At the heart of the Christmas story is the promise that God not only came in the small and vulnerable form of a baby born to poor and frightened parents, but also that God keeps coming in small, vulnerable, unexpected, and unlooked for ways even now. In fact, each time we reach out to another in love, God is once again invading the kingdoms and structures of this world with God’s radical and transformative presence and grace.

That, in turn, not only transforms how we approach and experience Christmas, but also how we look at our lives in the world. What small things can we do in love through which God’s presence and redemption are revealed? What small gestures might we offer that signify our trust that God is with us and for us? What small sacrifices might we make that provide opportunities to see God still at work loving and shaping and blessing God’s people and world?

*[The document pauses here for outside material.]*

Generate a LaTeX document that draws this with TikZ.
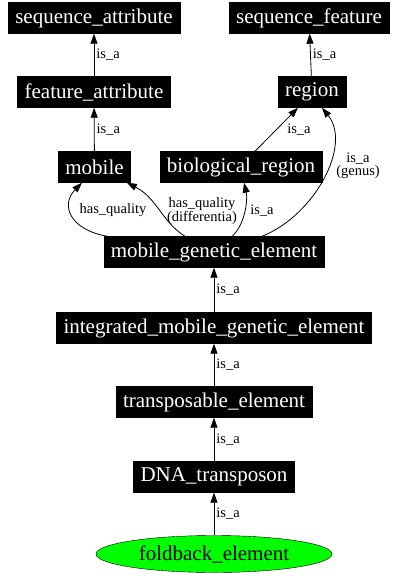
\documentclass[tikz,border=0pt]{standalone}
\usepackage{fontspec}
\setmainfont{Liberation Serif}
\usepackage{xcolor}
\definecolor{leafgreen}{RGB}{0,255,0}
\usetikzlibrary{arrows.meta, positioning, shapes.geometric}

\begin{document}
\begin{tikzpicture}[
  x=1pt, y=-1pt,
  term/.style={rectangle, draw=black, fill=#1, text=white, inner xsep=7pt,
               minimum height=31pt, font=\fontsize{21}{24}\selectfont},
  term/.default=black,
  leaf/.style={ellipse, draw=black, fill=leafgreen, text=black, inner sep=0pt,
               minimum width=236pt, minimum height=37pt, font=\fontsize{21}{24}\selectfont},
  rel/.style={draw=black, line width=0.8pt, -{Triangle[length=10pt,width=7pt]}},
  lbl/.style={font=\fontsize{14.5}{13}\selectfont, align=center, inner sep=2pt}
]
\useasboundingbox (0,0) rectangle (400,576);

% top row
\node[term] (seqattr) at (94,18) {sequence\_attribute};
\node[term] (seqfeat) at (309,18) {sequence\_feature};

% second row
\node[term] (featattr) at (94,92) {feature\_attribute};
\node[term] (region) at (312,92) {region};

% third row
\node[term] (mobile) at (94.5,167) {mobile};
\node[term] (bioreg) at (241,167) {biological\_region};

% main chain
\node[term] (mge) at (214,252) {mobile\_genetic\_element};
\node[term] (imge) at (214,328) {integrated\_mobile\_genetic\_element};
\node[term] (transp) at (214,402) {transposable\_element};
\node[term] (dnatr) at (214,477) {DNA\_transposon};
\node[leaf] (foldback) at (214,554) {foldback\_element};

% is_a edges, straight
\draw[rel] (featattr) -- node[lbl, right] {is\_a} (seqattr);
\draw[rel] (region) -- node[lbl, right] {is\_a} (seqfeat);
\draw[rel] (mobile) -- node[lbl, right] {is\_a} (featattr);
\draw[rel] ([xshift=14pt]bioreg.north) -- ([xshift=-14pt]region.south);
\node[lbl] at (299,130) {is\_a};

\draw[rel] (imge) -- node[lbl, right] {is\_a} (mge);
\draw[rel] (transp) -- node[lbl, right] {is\_a} (imge);
\draw[rel] (dnatr) -- node[lbl, right] {is\_a} (transp);
\draw[rel] (foldback) -- node[lbl, right] {is\_a} (dnatr);

% curved edges out of mobile_genetic_element
\draw[rel] ([xshift=4pt]mge.north west) .. controls (70,230) and (60,205) .. ([xshift=-12.5pt]mobile.south);
\node[lbl] at (113,210) {has\_quality};

\draw[rel] ([xshift=-29pt]mge.north) .. controls (162,222) and (157,198) .. ([xshift=-4pt]mobile.south east);
\node[lbl] at (202,211) {has\_quality\\(differentia)};

\draw[rel] ([xshift=18pt]mge.north) .. controls (245,225) and (248,200) .. ([xshift=3pt]bioreg.south);
\node[lbl] at (262,211) {is\_a};

\draw[rel] ([xshift=48pt]mge.north) .. controls (315,215) and (352,145) .. ([xshift=10pt]region.south);
\node[lbl] at (358,166) {is\_a\\(genus)};
\end{tikzpicture}
\end{document}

This year perhaps we’ll be able to hear that promise more clearly: that whenever and wherever we act in love, God is present. So indeed, watch, wait, look, and most especially listen, for in the Christ child who will grow up to embrace all of our longings and experience all aspects of our life, God is whispering, “Emmanuel, I am with you!”

This is the way that God gives us time, imagination, faith, and even hardship. When these come together, we have hope, not just a wish, not even just a prayer, but Christian hope. This is how hope works. Isaiah calls out to God and seeks a better world for Israel.

“But now, O Lord, you are our Father; we are the clay, and you are our potter; we are all the work of your hand.”

And God continues to shape Israel, remolding them again and again in preparation for the Messiah.

Jesus Christ is our hope. His love, power, wisdom, and promises. His sacrifice, victory over death, and constant presence – Christ-in-us gives us hope! And this hope, as it becomes evident through the hands of the potter, shows up in all different shapes and sizes. Let us pray:

God of justice and peace, from the heavens you rain down mercy and kindness, that all on earth may stand in awe and wonder before your marvelous deeds. Raise our heads in expectation,
that we may yearn for the coming day of the Lord and stand without blame before your Son, Jesus Christ, who lives and reigns for ever and ever.  As we pray this morning, Lord, hear our prayers which come from the most unlikely corners of our lives. Together we pray for [names, Russia, Ukraine, Israel, Palestine, and the Gaza Strip, children and teachers, etc.) May God bless each person named today, that we all may know your presence in our midst during this holy season of joy as we anticipate the coming of Jesus Christ. Amen.


And now may the light of Christ shine in us. May God continue to shape us and fill us with love. And may our almighty God, Father, Son and Spirit bless and keep us now and always. Amen.